A las ocho y veinte estoy llegando a la estación donde me bajo. Me quito los cascos y me pongo las gafas. Desde que cambiaron la hora el sol me cae de cara y necesito mis wayfarer para no adoptar una forzada expresión asiática.
Siempre me levanto del asiento un poco antes de que el tren haya parado, me gusta apretar el botón que abre la puerta y salir el primero.
Cuando era pequeño e iba en el tren con mi madre, ella no me dejaba acercarme a las puertas hasta que el tren se hubiese detenido. Era la época en que los trenes eran azules, llevaban asientos de piel sintética y tenían vagones para fumadores.
Abro los tornos y me viene el olor de la panadería de la estación, ya llevo el cigarro en la mano y lo enciendo al salir de la estación, justo cuando paso por la sombra de unos árboles, ya que nunca consigo encender un mechero si me da la luz del sol.
Ando rápido, más bien tengo las piernas largas y suelo acabar dejando atrás a la gente, teniendo un espacio por delante libre, que me recuerda mi estado natural hasta que suene mañana el despertador.
Me cruzo con unos chavales con una estética sólo comprensible en la periferia. Me recuerdan a Tarzán, en la selva era Dios, en Nueva York sólo era un payaso, una atracción de feria. Uno de ellos lleva zapatillas de piscina, un pantalón corto azulón y satinado, su camiseta es blanca de tirantes, ajustada, como esas que sólo se ponen los niños o los oficinistas bajo la camisa en invierno. Lleva una gorra tres tallas más pequeña que casi apunta al cielo, y que cubre un una cabeza de la que se descuelga un mullet de un tamaño descomunal.
Les he dejado atrás, hace mucho, y paso por una terraza donde revolotean unos niños mientras que sus padres beben una cerveza. Ahora miro a mi izquierda, la conversación de unas chicas sentadas en un parque me llega de pasada, hablan de un coche, al parecer corría mucho.
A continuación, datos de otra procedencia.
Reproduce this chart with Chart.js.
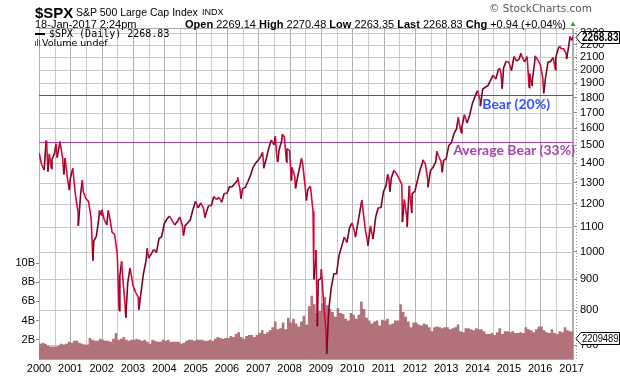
<!DOCTYPE html>
<html>
<head>
<meta charset="utf-8">
<script src="https://cdn.jsdelivr.net/npm/chart.js@4.4.1/dist/chart.umd.min.js"></script>
<style>
  body { margin: 0; background: #fff; }
  #wrap { position: relative; width: 620px; height: 376px; overflow: hidden; font-family: "Liberation Sans", Arial, sans-serif; color: #000; }
  canvas { position: absolute; left: 0; top: 0; }
  .t { position: absolute; white-space: nowrap; line-height: 1; }
</style>
</head>
<body>
<div id="wrap">
  <canvas id="chart" width="620" height="376"></canvas>
  <div class="t" style="left:35px;top:5px;font-size:15px;font-weight:bold">$SPX</div>
  <div class="t" style="left:76px;top:7px;font-size:10.5px">S&amp;P 500 Large Cap Index</div>
  <div class="t" style="left:202px;top:8px;font-size:9px">INDX</div>
  <div class="t" style="left:489px;top:3px;font-size:10.5px;color:#555;font-family:'DejaVu Sans'">© StockCharts.com</div>
  <div class="t" style="left:35px;top:19px;font-size:11px">18-Jan-2017 2:24pm</div>
  <div class="t" style="right:54px;top:19px;font-size:11px"><b>Open</b> 2269.14 <b>High</b> 2270.48 <b>Low</b> 2263.35 <b>Last</b> 2268.83 <b>Chg</b> +0.94 (+0.04%)</div>
  <div class="t" style="left:569px;top:20px;font-size:8px;color:#2e9b3a">▲</div>
  <div style="position:absolute;left:35px;top:33px;width:10px;height:2px;background:#000"></div>
  <div class="t" style="left:49px;top:29px;font-size:10px;font-family:'DejaVu Sans Mono',monospace">$SPX (Daily) 2268.83</div>
  <div style="position:absolute;left:35px;top:41px;width:1px;height:5px;background:#555"></div>
  <div style="position:absolute;left:37px;top:39px;width:1px;height:7px;background:#555"></div>
  <div style="position:absolute;left:39px;top:40px;width:1px;height:6px;background:#555"></div>
  <div class="t" style="left:42px;top:38px;font-size:9.5px;font-family:'DejaVu Sans'">Volume undef</div>
</div>
<script>
// month-end closes, Jan 2000 .. Dec 2016
const monthlyCloses = [
  1394, 1366, 1499, 1452, 1421, 1455, 1431, 1518, 1437, 1429, 1315, 1320,
  1366, 1240, 1160, 1249, 1256, 1224, 1211, 1134, 1041, 1060, 1139, 1148,
  1130, 1107, 1147, 1077, 1067, 990, 912, 916, 815, 886, 936, 880,
  856, 841, 848, 917, 964, 975, 990, 1008, 996, 1051, 1058, 1112,
  1131, 1145, 1126, 1107, 1121, 1141, 1102, 1104, 1115, 1130, 1174, 1212,
  1181, 1204, 1181, 1157, 1192, 1191, 1234, 1220, 1229, 1207, 1249, 1248,
  1280, 1281, 1295, 1311, 1270, 1270, 1277, 1304, 1336, 1378, 1401, 1418,
  1438, 1407, 1421, 1482, 1531, 1503, 1455, 1474, 1527, 1549, 1481, 1468,
  1379, 1331, 1323, 1386, 1400, 1280, 1267, 1283, 1166, 969, 896, 903,
  826, 735, 798, 873, 919, 919, 987, 1021, 1057, 1036, 1096, 1115,
  1074, 1104, 1169, 1187, 1089, 1031, 1102, 1049, 1141, 1183, 1181, 1258,
  1286, 1327, 1326, 1364, 1345, 1321, 1292, 1219, 1131, 1253, 1247, 1258,
  1312, 1366, 1408, 1398, 1310, 1362, 1379, 1407, 1441, 1412, 1416, 1426,
  1498, 1515, 1569, 1598, 1631, 1606, 1686, 1633, 1682, 1757, 1806, 1848,
  1783, 1859, 1872, 1884, 1924, 1960, 1931, 2003, 1972, 2018, 2068, 2059,
  1995, 2105, 2068, 2086, 2107, 2063, 2104, 1972, 1920, 2079, 2080, 2044,
  1940, 1932, 2060, 2065, 2097, 2099, 2174, 2171, 2168, 2126, 2199, 2239
];

// intra-month swing closes
const swingDates = [
  "2000-01-03", "2000-03-24", "2000-04-14", "2000-05-23", "2000-07-17", "2000-09-01", "2000-10-18", "2000-12-20",
  "2001-01-30", "2001-04-04", "2001-05-21", "2001-09-21", "2001-12-05",
  "2002-01-04", "2002-03-19", "2002-07-23", "2002-08-22", "2002-10-09", "2002-11-27",
  "2003-03-11", "2003-06-17", "2004-08-12", "2005-04-20", "2006-05-05", "2006-06-13",
  "2007-02-20", "2007-03-05", "2007-07-19", "2007-08-15", "2007-10-09", "2007-11-26",
  "2008-01-22", "2008-03-10", "2008-05-19", "2008-07-15", "2008-10-10", "2008-11-04", "2008-11-20",
  "2009-01-06", "2009-03-09",
  "2010-02-08", "2010-04-23", "2010-07-02",
  "2011-02-18", "2011-03-16", "2011-08-08", "2011-10-03", "2011-10-27", "2011-11-25",
  "2012-04-02", "2012-06-01", "2012-09-14", "2012-11-15",
  "2013-05-21", "2013-06-24",
  "2014-02-03", "2014-09-18", "2014-10-15",
  "2015-05-21", "2015-08-25", "2015-09-29", "2015-11-03",
  "2016-02-11", "2016-06-27", "2016-08-15", "2016-11-04", "2016-12-13",
  "2017-01-18"
];
const swingValues = [
  1455, 1527, 1357, 1373, 1510, 1521, 1342, 1265,
  1374, 1103, 1313, 966, 1170,
  1173, 1170, 798, 963, 777, 939,
  801, 1012, 1063, 1138, 1326, 1224,
  1460, 1374, 1553, 1407, 1565, 1407,
  1311, 1273, 1427, 1215, 899, 1006, 752,
  935, 677,
  1057, 1217, 1023,
  1343, 1257, 1119, 1099, 1285, 1159,
  1419, 1278, 1466, 1353,
  1669, 1573,
  1742, 2011, 1862,
  2131, 1868, 1884, 2110,
  1829, 2001, 2190, 2085, 2272,
  2268.83
];

// average daily volume (billions), Jan 2000 .. Jan 2017
const monthlyVolume = [
  1.8, 1.6, 1.7, 1.6, 1.4, 1.3, 1.3, 1.3, 1.4, 1.6, 1.5, 1.6,
  1.8, 1.7, 1.9, 1.9, 1.7, 1.6, 1.5, 1.5, 2.2, 2.0, 1.9, 1.9,
  2.1, 2.0, 1.9, 1.9, 1.8, 2.1, 2.7, 2.0, 2.1, 2.3, 2.0, 1.9,
  2.0, 2.0, 2.1, 2.0, 1.9, 2.0, 1.8, 1.6, 2.0, 1.9, 1.8, 1.8,
  2.0, 1.9, 2.0, 1.8, 1.8, 1.8, 1.8, 1.6, 1.7, 1.9, 2.0, 2.0,
  1.9, 2.0, 2.0, 2.0, 1.9, 1.9, 2.0, 1.9, 2.1, 2.3, 2.2, 2.1,
  2.2, 2.2, 2.4, 2.3, 2.6, 2.8, 2.3, 2.1, 2.4, 2.5, 2.5, 2.3,
  2.5, 2.7, 3.0, 2.6, 2.8, 3.0, 3.3, 3.9, 3.1, 3.2, 3.8, 3.1,
  4.3, 3.8, 4.2, 3.7, 3.4, 3.9, 4.5, 3.6, 5.5, 6.6, 5.7, 4.8,
  5.0, 5.8, 6.5, 5.6, 5.2, 4.9, 4.4, 5.3, 4.8, 4.7, 4.2, 4.0,
  4.8, 4.6, 4.2, 4.6, 6.0, 5.2, 4.3, 4.0, 3.7, 3.9, 4.0, 3.5,
  4.1, 4.0, 4.2, 3.6, 3.7, 4.0, 4.0, 5.7, 4.9, 4.4, 3.9, 3.3,
  3.8, 3.8, 3.6, 3.5, 3.7, 3.6, 3.3, 2.9, 3.3, 3.4, 3.3, 3.2,
  3.3, 3.3, 3.1, 3.2, 3.3, 3.6, 2.9, 2.8, 3.2, 3.2, 3.1, 3.0,
  3.2, 3.1, 3.1, 2.9, 2.6, 2.6, 2.7, 2.5, 2.8, 3.2, 2.6, 2.9,
  2.9, 2.8, 2.9, 2.7, 2.7, 2.8, 2.7, 3.3, 3.1, 3.0, 2.8, 3.1,
  3.4, 3.4, 3.0, 2.8, 2.7, 3.1, 2.7, 2.6, 2.9, 2.8, 3.3, 3.0,
  2.9
];

const yearTicks = [2000, 2000.5, 2001, 2001.5, 2002, 2002.5, 2003, 2003.5, 2004, 2004.5, 2005, 2005.5,
  2006, 2006.5, 2007, 2007.5, 2008, 2008.5, 2009, 2009.5, 2010, 2010.5, 2011, 2011.5, 2012, 2012.5,
  2013, 2013.5, 2014, 2014.5, 2015, 2015.5, 2016, 2016.5, 2017];
const priceTicks = [700, 800, 900, 1000, 1100, 1200, 1300, 1400, 1500, 1600, 1700, 1800, 1900, 2000, 2100, 2200, 2300];
const volumeTicks = [2, 4, 6, 8, 10];

const lastClose = 2268.83;
const lastVolume = 2.209489;
const bearDrops = [20, 33];
const bearLabels = ["Bear (20%)", "Average Bear (33%)"];
const bearColors = ["#3550ff", "#a646aa"];
const bearLabelX = [2014.15, 2013.22];

const RED = "#d8083c";

function decYear(s) {
  const [y, m, d] = s.split("-").map(Number);
  const t0 = Date.UTC(y, 0, 1), t1 = Date.UTC(y + 1, 0, 1);
  return y + (Date.UTC(y, m - 1, d) - t0) / (t1 - t0);
}

const pricePts = monthlyCloses.map((v, i) => ({ x: 2000 + (i + 1) / 12 - 0.002, y: v }))
  .concat(swingDates.map((d, i) => ({ x: decYear(d), y: swingValues[i] })))
  .sort((a, b) => a.x - b.x);

const volPts = monthlyVolume.map((v, i) => ({ x: 2000 + i / 12, y: v }));
volPts.push({ x: decYear("2017-01-18"), y: monthlyVolume[monthlyVolume.length - 1] });

const FONT = "'Liberation Sans', Arial, sans-serif";

const overlay = {
  id: "overlay",
  beforeDatasetsDraw(chart) {
    const { ctx, chartArea: a, scales } = chart;
    const bearY = bearDrops.map(p => Math.round(scales.price.getPixelForValue(lastClose * (1 - p / 100))) + 0.5);
    ctx.save();
    ctx.lineWidth = 1;
    // grid
    yearTicks.forEach(v => {
      const x = Math.round(scales.x.getPixelForValue(v)) + 0.5;
      ctx.strokeStyle = Number.isInteger(v) ? "#b0b0b0" : "#cbcbcb";
      ctx.beginPath();
      ctx.moveTo(x, a.top);
      ctx.lineTo(x, a.bottom);
      ctx.stroke();
    });
    ctx.strokeStyle = "#c8c8c8";
    priceTicks.forEach(v => {
      const y = Math.round(scales.price.getPixelForValue(v)) + 0.5;
      if (bearY.some(b => Math.abs(b - y) < 4)) return;
      ctx.beginPath();
      ctx.moveTo(a.left, y);
      ctx.lineTo(a.right, y);
      ctx.stroke();
    });
    bearY.forEach((y, i) => {
      ctx.strokeStyle = bearColors[i];
      ctx.beginPath();
      ctx.moveTo(a.left, y);
      ctx.lineTo(a.right, y);
      ctx.stroke();
    });
    ctx.restore();
  },
  afterDatasetsDraw(chart) {
    const { ctx, scales } = chart;
    ctx.save();
    ctx.font = "bold 14px Lato, 'Open Sans', sans-serif";
    ctx.textBaseline = "top";
    bearDrops.forEach((p, i) => {
      const y = scales.price.getPixelForValue(lastClose * (1 - p / 100));
      ctx.fillStyle = bearColors[i];
      ctx.fillText(bearLabels[i], scales.x.getPixelForValue(bearLabelX[i]), y + 2);
    });
    ctx.restore();
  },
  afterDraw(chart) {
    const { ctx, chartArea: a, scales } = chart;
    ctx.save();
    ctx.strokeStyle = "#aaa";
    ctx.lineWidth = 1;
    ctx.beginPath();
    ctx.moveTo(a.left, a.top + 0.5);
    ctx.lineTo(a.right, a.top + 0.5);
    ctx.stroke();

    // dotted minor-tick strip on the price axis
    ctx.strokeStyle = "#999";
    ctx.setLineDash([1, 2]);
    ctx.beginPath();
    ctx.moveTo(a.right + 3.5, a.top);
    ctx.lineTo(a.right + 3.5, a.bottom);
    ctx.stroke();
    ctx.setLineDash([]);

    const tag = (y, text, font) => {
      const x0 = a.right + 3, x1 = 619.5;
      ctx.beginPath();
      ctx.moveTo(x0, y);
      ctx.lineTo(x0 + 5, y - 6);
      ctx.lineTo(x1, y - 6);
      ctx.lineTo(x1, y + 6);
      ctx.lineTo(x0 + 5, y + 6);
      ctx.closePath();
      ctx.fillStyle = "#fff";
      ctx.fill();
      ctx.strokeStyle = "#000";
      ctx.lineWidth = 1;
      ctx.stroke();
      ctx.fillStyle = "#000";
      ctx.font = font;
      ctx.textBaseline = "middle";
      ctx.textAlign = "left";
      ctx.fillText(text, x0 + 6, y + 0.5, x1 - x0 - 7);
    };
    tag(Math.round(scales.price.getPixelForValue(lastClose)) + 0.5, "2268.83", "bold 12px " + FONT);
    tag(Math.round(scales.vol.getPixelForValue(lastVolume)) + 0.5, "2209489", "10px " + FONT);
    ctx.restore();
  }
};

new Chart(document.getElementById("chart"), {
  type: "line",
  data: {
    datasets: [
      {
        label: "$SPX",
        data: pricePts,
        xAxisID: "x",
        yAxisID: "price",
        borderColor: RED,
        borderWidth: 1.6,
        pointRadius: 0,
        fill: false,
        order: 0,
        segment: { borderColor: c => (c.p1.parsed.y >= c.p0.parsed.y ? "#7a0622" : RED) }
      },
      {
        label: "Volume",
        data: volPts,
        xAxisID: "x",
        yAxisID: "vol",
        stepped: "after",
        fill: "origin",
        backgroundColor: "#b2727a",
        borderWidth: 0,
        pointRadius: 0,
        order: 1
      }
    ]
  },
  options: {
    responsive: false,
    animation: false,
    devicePixelRatio: 1,
    layout: { padding: { top: 28, left: 0, right: 0, bottom: 0 } },
    plugins: { legend: { display: false }, tooltip: { enabled: false } },
    scales: {
      x: {
        type: "linear",
        min: 2000,
        max: decYear("2017-01-18"),
        afterBuildTicks: s => { s.ticks = yearTicks.map(v => ({ value: v })); },
        afterFit: s => { s.height = 17; },
        grid: { drawOnChartArea: false, drawTicks: false },
        border: { color: "#aaa" },
        ticks: {
          autoSkip: false, maxRotation: 0, padding: 3, color: "#000",
          font: { size: 11, family: FONT },
          callback: v => (Number.isInteger(v) ? String(v) : "")
        }
      },
      vol: {
        type: "linear",
        position: "left",
        min: 0,
        max: 34.5,
        afterBuildTicks: s => { s.ticks = volumeTicks.map(v => ({ value: v })); },
        afterFit: s => { s.width = 39; },
        grid: { drawOnChartArea: false, tickLength: 3, color: "#888" },
        border: { color: "#aaa" },
        ticks: { padding: 1, color: "#000", font: { size: 11, family: FONT }, callback: v => v + "B" }
      },
      price: {
        type: "logarithmic",
        position: "right",
        min: 663.6,
        max: 2347,
        afterBuildTicks: s => { s.ticks = priceTicks.map(v => ({ value: v })); },
        afterFit: s => { s.width = 47; },
        grid: { drawOnChartArea: false, tickLength: 4, color: "#888" },
        border: { color: "#aaa" },
        ticks: { padding: 3, color: "#000", font: { size: 11, family: FONT }, callback: v => String(v) }
      }
    }
  },
  plugins: [overlay]
});
</script>
</body>
</html>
Cuando yo me sentaba en ese mismo parque hace diez años hablaba de anarquismo y Jimi Hendrix con mis amigos del instituto. Suena pretencioso, pero es la puta verdad.
Ya voy por el taller, es la hora en el que los aprendices recogen y los más mayores hablan delante de un poster de una rubia con unas tetas enormes. Al doblar la esquina veo al chino en "el chino", se fuma un cigarro en la puerta, yo ya llevo el mío a la mitad.
Subo por la calle que hace frontera con el campo, hay menos gente y existe algo de sombra. empieza la cuesta, aprieto el paso como un ciclista subiendo un puerto. Voy sólo, me permito tirar el cigarro con una chulería desmesurada contra la pared del colegio.
Miro a los adosados, parodia de una verdadera urbanización residencial en una ciudad de bloques de nueve plantas.
Veo como se acercan unas señoras que vienen de andar, que es el deporte de las señoras de mediana edad en mi ciudad. Algunas van teñidas, siempre van riendo como cuando en un programa de televisión una mujer de cincuenta años con gafas, permanente y un colgante de alguna virgen, cuenta un chiste verde.
Veo el final, me meto en la sombra de mis pisos, que no son míos, ni si quiera en el que vivo, que es de alquiler. Llego al portal y abro la cremallera del maletín de burócrata del Carrefour donde guardo las llaves. Siempre, siempre, por algún tipo de atractor extraño saco las de la oficina en vez de las de mi casa, y eso me jode a horrores.
La frustración dura poco, hasta que entro en el fresco del portal y disimuladamente me miro en el espejo, para intentar discernir a quién han visto las personas que me he encontrado en el camino.
Abro la puerta de casa, son las ocho y media.